BYD's early success has been built on a pattern of distribution partnerships with large, local conglomerates, which has allowed the carmaker to expand reach, test consumer preferences, and navigate complex government regulations in the region, according to officials from three partners and analysts.
This partnership model, similar to that pursued by Japanese automakers decades ago in some Southeast Asian countries, assists BYD in rapidly increasing market share and contrasts with Tesla's go-it-alone distribution - though it comes at a cost.
"At the moment, BYD's primary focus is on brand proliferation rather than profit margin optimisation," Soumen Mandal, a senior analyst at Counterpoint Research, said.
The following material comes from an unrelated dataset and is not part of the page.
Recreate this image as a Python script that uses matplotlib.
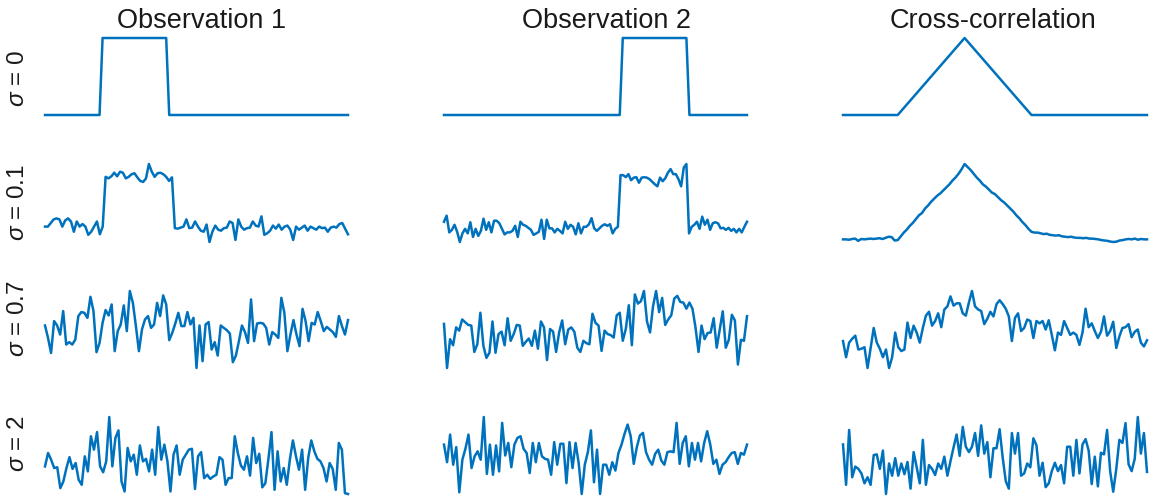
import numpy as np
import matplotlib.pyplot as plt

plt.rcParams['font.family'] = ['Liberation Sans', 'DejaVu Sans']
plt.rcParams['mathtext.fontset'] = 'custom'
plt.rcParams['mathtext.it'] = 'Liberation Sans:italic'
plt.rcParams['mathtext.rm'] = 'Liberation Sans'

titles = ['Observation 1', 'Observation 2', 'Cross-correlation']
row_labels = [r'$\sigma$ = 0', r'$\sigma$ = 0.1', r'$\sigma$ = 0.7', r'$\sigma$ = 2']

# sigma = 0 (noise free): breakpoints of the pulses and the triangle
obs1_clean_x = [0, 18, 19, 40, 41, 100]
obs1_clean_y = [0, 0, 1, 1, 0, 0]
obs2_clean_x = [0, 58, 59, 80, 81, 100]
obs2_clean_y = [0, 0, 1, 1, 0, 0]
xcorr_clean_x = [0, 18, 40, 62, 100]
xcorr_clean_y = [0, 0, 1, 0, 0]

# sigma = 0.1
obs1_s01 = [0.03, 0.03, 0.10, 0.17, 0.19, 0.17, 0.03, 0.15, 0.19, 0.13, -0.07, 0.13, 0.03, 0.08, 0.03,
            -0.13, -0.07, 0.03, 0.13, -0.12, 0.03,
            1.00, 0.97, 1.01, 1.08, 1.01, 1.10, 1.08, 0.97, 1.00, 1.05, 1.07, 0.99, 0.92, 0.90, 0.97,
            1.25, 1.10, 1.00, 1.07, 1.08, 1.05, 1.00, 0.92, 0.99,
            0.00, -0.01, 0.01, 0.03, 0.17, 0.00, 0.01, 0.13, 0.03, -0.05, -0.07, 0.07, -0.27, -0.07, 0.05,
            -0.03, -0.05, 0.00, 0.01, 0.13, 0.10, -0.23, 0.17, 0.03, -0.03, 0.00, 0.01, 0.13, 0.05, 0.03,
            0.23, -0.13, -0.10, -0.05, 0.05, -0.01, 0.07, -0.03, 0.03, 0.05, -0.03, -0.23, 0.03, -0.03,
            0.01, 0.05, -0.05, 0.03, 0.00, -0.03, 0.03, 0.00, 0.01, -0.07, 0.01, 0.03, 0.01, 0.08, 0.10,
            -0.01, -0.12]
obs2_s01 = [0.13, 0.25, -0.08, -0.03, 0.07, -0.07, -0.27, -0.10, -0.01, -0.10, 0.12, -0.17, -0.01, -0.15,
            -0.05, 0.19, -0.03, 0.12, -0.08, 0.15, 0.15, 0.10, -0.01, -0.12, -0.08, -0.08, -0.05, 0.05,
            -0.17, 0.13, 0.07, 0.05, 0.01, -0.03, -0.13, -0.10, -0.07, 0.17, -0.21, 0.17, 0.00, 0.00,
            -0.08, -0.01, -0.05, -0.10, 0.13, -0.01, 0.07, 0.03, -0.12, 0.10, -0.10, 0.03, 0.03, 0.08,
            0.20, 0.00, -0.05, 0.00, 0.05, 0.08, 0.05, 0.08, -0.10, -0.01, 0.03,
            1.05, 1.05, 1.01, 1.07, 0.95, 1.00, 1.01, 0.90, 1.00, 1.01, 1.00, 0.97, 0.92, 0.87, 0.83,
            1.00, 0.93, 0.99, 1.10, 1.17, 1.07, 1.07, 0.97, 0.83, 1.20, 1.27,
            -0.10, 0.03, 0.07, 0.13, -0.01, 0.23, 0.07, 0.17, -0.03, 0.10, 0.12, 0.10, 0.00, 0.01, -0.03,
            0.01, -0.05, -0.01, -0.08, -0.01, -0.08, 0.03, 0.13]
xcorr_s01 = [0.0, 0.0, -0.005, 0.005, 0.01, -0.02, 0.005, 0.0, 0.005, 0.01, 0.005, 0.01, 0.015, 0.005,
             0.02, 0.035, 0.03, -0.015,
             -0.01, 0.04, 0.09, 0.13, 0.18, 0.22, 0.27, 0.32, 0.35, 0.41, 0.45, 0.50, 0.54, 0.58, 0.61,
             0.65, 0.69, 0.73, 0.78, 0.82, 0.87, 0.93, 1.00,
             0.96, 0.92, 0.87, 0.82, 0.78, 0.73, 0.70, 0.66, 0.62, 0.60, 0.56, 0.52, 0.49, 0.45, 0.41,
             0.37, 0.32, 0.28, 0.23, 0.19, 0.14, 0.10, 0.09,
             0.09, 0.08, 0.07, 0.075, 0.06, 0.055, 0.05, 0.055, 0.04, 0.035, 0.03, 0.035, 0.025, 0.02,
             0.02, 0.015, 0.02, 0.01, 0.01, 0.005, 0.0, -0.01, -0.015, -0.02, -0.03, -0.035, -0.03,
             -0.015, -0.01, 0.0, 0.005, 0.0, 0.01, -0.005, 0.005, 0.0, 0.0]

# sigma = 0.7
obs1_s07 = [0.2, -0.42, -1.17, 0.42, 0.2, -0.25, 0.92, -0.75, -0.63, -0.75, -0.5, 0.67, 0.87, 0.83, 0.58,
            1.63, 0.92, -1.13, -0.67, 0.33, 0.97, 0.7, 1.25, -1.08, -0.08, 0.25, 1.2, -0.08, 1.92, 1.33,
            0.17, -1.08, 0.0, 0.5, 0.67, 0.08, 0.25, 1.33, 0.67, 1.7, 1.25, -0.53, -0.17, 0.3, 0.83, 0.17,
            0.17, 0.87, 0.25, 0.58, -1.92, 0.2, -1.58, 0.25, 0.37, -1.0, -0.63, -1.3, 0.2, 0.08, -0.03,
            -0.2, -1.63, -1.3, -0.58, 0.2, -0.13, -0.67, 1.5, -0.58, 0.3, 0.33, 0.3, 0.08, -0.75, -0.13,
            -0.25, -0.42, 1.58, 0.83, -1.08, -0.25, 0.47, -0.25, -0.83, 1.03, 0.42, -0.58, 0.33, 0.25,
            0.87, 0.42, -0.08, 0.13, 0.0, -0.13, -0.37, 0.67, 0.17, -0.25, 0.47]
obs2_s07 = [0.25, -1.92, -0.5, -0.8, 0.08, -0.08, 0.47, 0.33, 0.2, 0.17, -1.13, -0.75, 0.8, -0.83, -1.42,
            -1.17, 0.37, -1.17, -0.25, -0.13, -0.8, 0.53, -0.58, -0.25, 0.2, 0.17, -0.83, -0.63, -0.47,
            -0.83, -0.08, -0.97, 0.37, 0.08, -1.53, 0.0, -0.13, -1.13, -0.17, 0.42, -0.75, -0.03, 0.08,
            -0.13, -0.92, -1.13, -0.58, -0.7, -0.75, 0.75, 0.3, 0.17, -1.08, -0.08, -0.25, -0.3, -0.42,
            0.67, 0.8, -0.58, 0.0, 1.17, -0.8, 1.7, 1.25, 1.37, 1.87, 0.37, -0.17, 1.13, 1.87, 0.83, 1.53,
            0.2, 0.47, 0.67, 1.5, 1.63, 1.33, 1.3, 1.0, 1.3, 1.0, 0.08, -1.13, 0.17, -0.5, -0.2, -0.17,
            0.53, -0.92, -0.03, 0.87, -0.92, -0.53, 0.7, 0.42, -1.75, -0.53, -0.58, 0.63]
xcorr_s07 = [0.35, 0.14, 0.33, 0.38, 0.42, 0.24, 0.25, 0.27, 0.0, 0.26, 0.52, 0.33, 0.25, 0.14, 0.24, 0.0,
             0.14, 0.46, 0.27, 0.22, 0.24, 0.59, 0.39, 0.55, 0.46, 0.33, 0.52, 0.68, 0.73, 0.55, 0.61,
             0.71, 0.53, 0.76, 0.8, 0.93, 0.81, 0.84, 0.84, 0.71, 0.68, 0.85, 1.0, 0.8, 0.76, 0.74, 0.57,
             0.64, 0.73, 0.67, 0.83, 0.88, 0.83, 0.77, 0.67, 0.35, 0.65, 0.71, 0.48, 0.52, 0.63, 0.61,
             0.39, 0.61, 0.58, 0.61, 0.5, 0.62, 0.43, 0.23, 0.46, 0.43, 0.61, 0.52, 0.43, 0.46, 0.43, 0.3,
             0.46, 0.77, 0.53, 0.58, 0.48, 0.39, 0.47, 0.67, 0.42, 0.48, 0.6, 0.26, 0.41, 0.52, 0.53, 0.57,
             0.4, 0.47, 0.5, 0.33, 0.28, 0.36]

# sigma = 2
obs1_s2 = [-1.2, 0.4, -0.4, -1.4, -1.3, -3.8, -3.0, -1.4, -0.1, -1.5, -0.8, -2.8, -3.4, 0.0, -1.8, 2.4,
           0.8, 2.9, -1.2, -1.9, -0.6, 4.7, -1.2, 2.2, 3.1, -3.0, -4.2, 1.0, -0.6, 0.2, -2.2, 1.3, -0.6,
           -0.3, -1.8, 0.8, -2.2, 3.5, -0.4, 1.4, -0.6, -4.2, 0.2, 1.3, -2.2, -0.4, 0.2, 0.8, 0.9, -3.9,
           0.0, 0.5, -2.6, -2.2, -2.7, -2.4, -2.2, -0.1, -0.4, -3.4, -2.6, -2.6, 2.4, 0.4, -1.1, -1.6,
           0.0, -2.3, 2.2, -0.8, 0.3, -3.7, -3.2, -0.3, 2.9, -4.0, 0.6, -3.0, -1.4, -3.4, -0.4, 1.9, 0.0,
           -1.6, 0.8, -4.0, -0.2, 1.9, 0.6, -0.3, -0.6, -1.4, -3.0, -0.8, -1.5, -4.0, 1.6, 0.8, -4.4,
           -4.5]
obs2_s2 = [1.4, -0.7, 2.6, -1.0, 1.1, -4.3, -0.4, 0.9, 2.6, -1.4, 0.0, 0.6, -0.4, 4.7, -2.1, 1.4, -2.2,
           1.3, -1.8, 4.0, 0.1, 1.6, -1.3, 1.4, 2.2, 2.4, 0.9, 0.4, -2.0, 1.6, -0.7, 1.6, 0.0, -0.3, -0.4,
           -2.2, 1.7, -1.0, 1.5, 1.5, -3.2, 1.7, -1.4, 1.6, -0.8, -4.5, -1.0, 0.5, 3.1, -3.1, 0.8, -4.5,
           -1.0, -1.0, -2.2, -0.7, -1.7, 0.4, 1.4, 2.7, 3.8, 2.4, -0.9, 1.1, 2.5, 2.8, 0.5, -0.4, -1.0,
           0.3, 0.8, -0.5, -1.0, 0.5, 0.6, 0.5, 4.0, -0.9, 1.6, 2.4, -1.2, 1.6, -0.4, 1.6, -0.6, 1.6, 3.0,
           1.4, -0.9, -0.4, -2.1, -1.0, -0.7, -0.1, 0.4, 0.5, -0.9, 0.4, 0.2, 1.4]
xcorr_s2 = [0.65, 0.12, 0.84, 0.22, 0.36, 0.33, 0.27, 0.14, 0.22, 0.12, 0.51, 0.52, 0.33, 0.57, 0.0, 0.4,
            0.24, 0.47, 0.24, 0.4, 0.26, 0.42, 0.07, 0.55, 0.35, 0.14, 0.71, 0.12, 0.38, 0.33, 0.25, 0.4,
            0.33, 0.49, 0.24, 0.43, 0.61, 0.78, 0.5, 0.88, 0.62, 0.55, 0.62, 0.8, 0.5, 0.9, 0.53, 0.68,
            0.22, 0.6, 0.6, 0.85, 0.48, 0.17, 0.07, 0.8, 0.53, 0.8, 0.24, 0.27, 0.4, 0.35, 0.73, 0.64,
            0.24, 0.41, 0.09, 0.14, 0.3, 0.41, 0.3, 0.38, 0.14, 0.62, 0.62, 0.24, 0.71, 0.27, 0.65, 0.72,
            0.57, 0.13, 0.49, 0.1, 0.54, 0.52, 0.84, 0.3, 0.03, 0.33, 0.71, 0.67, 0.93, 0.39, 0.3, 0.46,
            1.01, 0.53, 0.8, 0.29]

noisy = [[obs1_s01, obs2_s01, xcorr_s01],
         [obs1_s07, obs2_s07, xcorr_s07],
         [obs1_s2, obs2_s2, xcorr_s2]]

W, H = 1153, 496
fig = plt.figure(figsize=(W / 100, H / 100), dpi=100)

# panel boxes in pixels (left, right) and (top, bottom)
cols = [(45, 348), (444, 747), (843, 1147)]
rows = [(38, 115), (164, 242), (291, 368), (417, 494)]
title_x = [202, 606, 993]
label_y = [79, 203, 319, 444]
blue = '#0072BD'


def make_ax(r, c):
    x0, x1 = cols[c]
    y0, y1 = rows[r]
    ax = fig.add_axes([x0 / W, 1 - y1 / H, (x1 - x0) / W, (y1 - y0) / H])
    ax.axis('off')
    return ax


clean = [(obs1_clean_x, obs1_clean_y), (obs2_clean_x, obs2_clean_y), (xcorr_clean_x, xcorr_clean_y)]
for c, (xs, ys) in enumerate(clean):
    ax = make_ax(0, c)
    ax.plot(xs, ys, color=blue, lw=1.8, clip_on=False)
    ax.set_xlim(0, 100)
    ax.set_ylim(0, 1)

for r, row in enumerate(noisy, start=1):
    for c, ys in enumerate(row):
        ax = make_ax(r, c)
        ys = np.array(ys)
        ax.plot(np.arange(len(ys)), ys, color=blue, lw=1.8, clip_on=False, solid_joinstyle='round')
        ax.set_xlim(0, len(ys) - 1)
        ax.set_ylim(ys.min(), ys.max())

for c, t in enumerate(titles):
    fig.text(title_x[c] / W, 1 - 21 / H, t, ha='center', va='center', fontsize=19.5, color='#1a1a1a')

for r, lab in enumerate(row_labels):
    fig.text(18 / W, 1 - label_y[r] / H, lab, ha='center', va='center', rotation=90,
             fontsize=17.5, color='#1a1a1a')

fig.savefig('out.png', dpi=100)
"By providing more lucrative profit margins to local dealers, BYD can cultivate trust and loyalty, paving the way for further expansion."
According to Counterpoint, the Chinese automaker sold more than 26% of all cars in Southeast Asia's small but rapidly growing EV market in the second quarter of 2023, with its Atto 3 model, which starts at $30,000 in Thailand, being the regional bestseller. In Thailand, Tesla's most basic Model 3 starts at around $57,500.